Have they made changes to the 1980's menu system for example?

That would be shocking if someone actually fixed that problem. I have yet to run across a camera menu (Canon or otherwise) system that doesn't make my eyes bleed. While I'm not a pro photographer by any means I've handled enough cameras across enough brands to realize the menus are pretty much universally shit. Just horribly designed with terrible interfaces. Buried settings with little rhyme or reason to them, clumsy navigation, poor descriptors, idiotic menu choices, etc. I'm not looking for pretty - just efficient and functional. Haven't found one I like yet. The cameras I've tried haven't nailed the collaboration with smartphones, tablets or PCs either. You can get them to talk but it's super clumsy and annoying. That should be basic by now but they haven't figured it out.

Comment Apple support (Score 2) 222

I see someone's dealt with Apple's "support". It's never Apple's problem. It's always "you're doing it wrong".

Hogwash. I've had two iPhones replaced by Apple in the last 5 years. One for cracked screen - small crack in upper right corner they indicated was a known design issue, replaced for free. The other was for a camera that wouldn't focus for some reason, also replaced for free under warranty. I'm under no illusions that if I threw my phone on the ground or dropped it in the toilet that they would replace it for free (that would be my fault) but they've been nothing but courteous and helpful when I've needed it. They asked if I had dropped the phone but when I answered no they did not pursue the matter further. I've never once heard an Apple representative tell anyone "you're doing it wrong" *in person* and I'm quite confident you haven't either.

That alone is why I'm done trying to deal with Apple. The high prices and poor quality just further cement that decision.

High prices? Sure. Poor quality? There are a lot of things I could critique about Apple's but as a general proposition hardware quality is not among them. They are well made and widely acknowledged even by their competition to be well made.

Comment The common denominator (Score 4, Insightful) 222

And soon to be a fifth, all in under two years. This last one only lasted about three weeks.

If indeed that is true I think the problem is most likely you, or more accurately something you are doing. While Apple does have issues with devices from time to time, the probability of a single person have 5 failed iPhones in two years due to (conveniently unspecified) quality problems is remote to say the least. I've known of people to break that many phones in a similarly short time span but that was a user error problem. If there was evidence of Apple having widespread quality issues I'd be the first to pile on but I just don't see the evidence for it here.

Comment Government (Score 1) 347

You talk as though there was one government instead of a lot of somewhat disjointed agencies and departments.

Shorthand way of communicating the concept. Most people understand this just fine. It's a part of the government and they are trying to do something to make their life easier at the expense of civil liberties. If another part of the government fails to stop them (like Congress or the President or the Secretary of Homeland Security) then they are tacitly endorsing the actions of this agency.

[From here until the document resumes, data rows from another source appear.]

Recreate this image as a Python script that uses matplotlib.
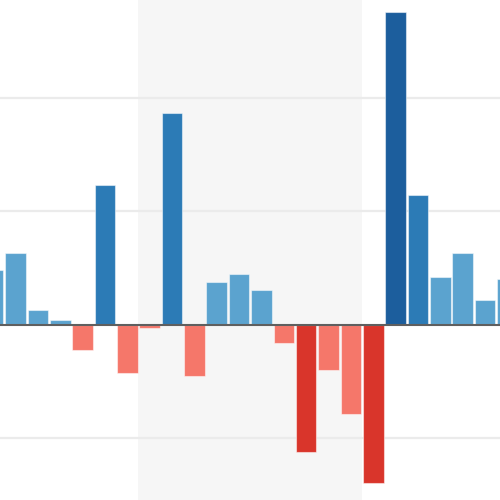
import numpy as np
import matplotlib
matplotlib.use("Agg")
import matplotlib.pyplot as plt

# bar values (units = one gridline step)
values = [0.48, 0.63, 0.13, 0.044, -0.22, 1.23, -0.42, -0.025, 1.87, -0.45,
          0.38, 0.45, 0.31, -0.156, -1.12, -0.40, -0.78, -1.39, 2.76, 1.145,
          0.425, 0.63, 0.22, 0.405]
shade_start = 6.5
shade_end = 16.5
gridlines = [-1, 1, 2]


def bar_color(v):
    if v >= 2:
        return '#1c5e9d'
    if v >= 1:
        return '#2c7bb6'
    if v >= 0:
        return '#5ba3cf'
    if v <= -1:
        return '#d9352b'
    return '#f5776a'


x = np.arange(len(values))
colors = [bar_color(v) for v in values]

fig = plt.figure(figsize=(5, 5), dpi=100)
ax = fig.add_axes([0, 0, 1, 1])

ax.axvspan(shade_start, shade_end, color='#f6f6f6', zorder=0, lw=0)
for g in gridlines:
    ax.axhline(g, color='#ebebeb', lw=1.6, zorder=1)

ax.bar(x, values, width=0.92, color=colors, edgecolor=(1, 1, 1, 0.5),
       linewidth=0.8, zorder=2)
ax.axhline(0, color='#5f5f5f', lw=1.5, zorder=3)

ax.set_xlim(0.307, 22.667)
ax.set_ylim(-1.542, 2.863)
ax.axis('off')

fig.savefig('out.png', dpi=100)
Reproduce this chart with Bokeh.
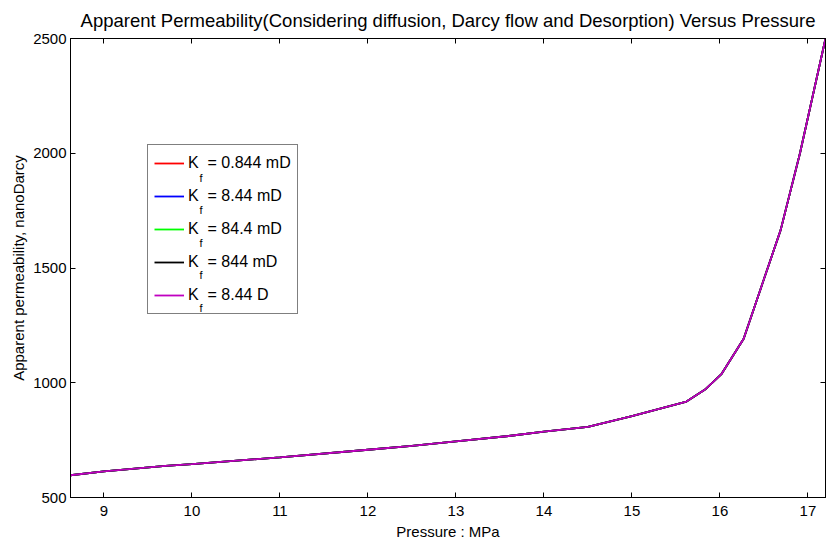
from bokeh.plotting import figure
from bokeh.models import LinearAxis, Range1d, Legend, LegendItem, Label, FixedTicker
from bokeh.embed import file_html
from bokeh.resources import INLINE

pressure = [8.62, 9.0, 9.7, 10.0, 11.0, 12.0, 12.5, 13.0, 13.6, 14.0, 14.5,
            15.0, 15.62, 15.84, 16.02, 16.27, 16.69, 16.91, 17.2]
perm = [597, 614, 638, 645, 675, 708, 725, 745, 768, 787, 808,
        855, 918, 973, 1039, 1192, 1665, 2000, 2500]

series_labels = ["0.844 mD", "8.44 mD", "84.4 mD", "844 mD", "8.44 D"]
series_colors = ["#ff0000", "#0000ff", "#00ff00", "#000000", "#c000c0"]
series_values = [perm, perm, perm, perm, perm]

x_ticks = [9, 10, 11, 12, 13, 14, 15, 16, 17]
y_ticks = [500, 1000, 1500, 2000, 2500]

FONT = "Liberation Sans"

p = figure(width=827, height=544, output_backend="svg", toolbar_location=None,
           x_range=Range1d(8.62, 17.2), y_range=Range1d(500, 2500),
           min_border_left=70, min_border_right=2, min_border_top=38,
           min_border_bottom=47)
p.title.text = "Apparent Permeability(Considering diffusion, Darcy flow and Desorption) Versus Pressure"
p.title.align = "center"
p.title.text_font = FONT
p.title.text_font_size = "18.5px"
p.title.text_font_style = "normal"
p.title.text_color = "black"
p.title.standoff = 15
p.grid.visible = False
p.outline_line_color = "black"
p.background_fill_color = "white"

renderers = []
for lab, col, vals in zip(series_labels, series_colors, series_values):
    r = p.line(pressure, vals, line_color=col, line_width=1.8)
    renderers.append(r)

for ax in (p.xaxis[0], p.yaxis[0]):
    ax.major_tick_in = 5
    ax.major_tick_out = 0
    ax.minor_tick_line_color = None
    ax.axis_line_color = "black"
    ax.major_tick_line_color = "black"
    ax.major_label_text_font = FONT
    ax.major_label_text_font_size = "15px"
    ax.major_label_text_color = "black"
    ax.axis_label_text_font = FONT
    ax.axis_label_text_font_size = "15px"
    ax.axis_label_text_font_style = "normal"
    ax.axis_label_text_color = "black"

p.xaxis[0].ticker = FixedTicker(ticks=x_ticks)
p.yaxis[0].ticker = FixedTicker(ticks=y_ticks)
p.xaxis[0].axis_label = "Pressure : MPa"
p.yaxis[0].axis_label = "Apparent permeability, nanoDarcy"
p.xaxis[0].major_label_standoff = 8
p.xaxis[0].axis_label_standoff = 4
p.yaxis[0].major_label_standoff = 4
p.yaxis[0].axis_label_standoff = 3

top_ax = LinearAxis(ticker=FixedTicker(ticks=x_ticks),
                    major_label_overrides={t: "" for t in x_ticks},
                    major_tick_in=5, major_tick_out=0, minor_tick_line_color=None,
                    major_label_standoff=0)
right_ax = LinearAxis(ticker=FixedTicker(ticks=y_ticks),
                      major_label_overrides={t: "" for t in y_ticks},
                      major_tick_in=5, major_tick_out=0, minor_tick_line_color=None,
                      major_label_standoff=0)
p.add_layout(top_ax, "above")
p.add_layout(right_ax, "right")

items = [LegendItem(label="K  = " + lab, renderers=[r]) for lab, r in zip(series_labels, renderers)]
legend = Legend(items=items, location=(77, 183), label_text_font=FONT,
                label_text_font_size="16px", label_text_color="black",
                glyph_width=30, glyph_height=24,
                label_standoff=4, spacing=9, padding=6, margin=0,
                border_line_color="black", border_line_width=1,
                background_fill_alpha=0)
p.add_layout(legend, "center")

for i in range(len(series_labels)):
    p.add_layout(Label(x=129, y=320 - 32.6 * i, x_units="screen", y_units="screen",
                       text="f", text_font=FONT, text_font_size="11px",
                       text_color="black", text_baseline="alphabetic",
                       level="overlay"))

open("out.html", "w").write(file_html(p, INLINE))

And those are separate from Congress and the Judiciary.

Of course they are. US Customs is a part of the Dept of Homeland Security. But it IS a government agency and therefore referring to it as "the government" is entirely accurate if a tad sloppy. It is entirely within the power of Congress to stop these actions. If Congress fails to do so then Congress is endorsing these actions so in that sense the government is effectively a single entity.

Comment Perjury (Score 2) 347

How would they prevent people from using sanitized "fake" accounts? Seems a pretty obvious work-around.

The point would be that if you lied about it and they find out later they have extra ammunition to prosecute you with. Basically either you give up private information or they charge you with perjury if they catch you hiding information. Either way you lose.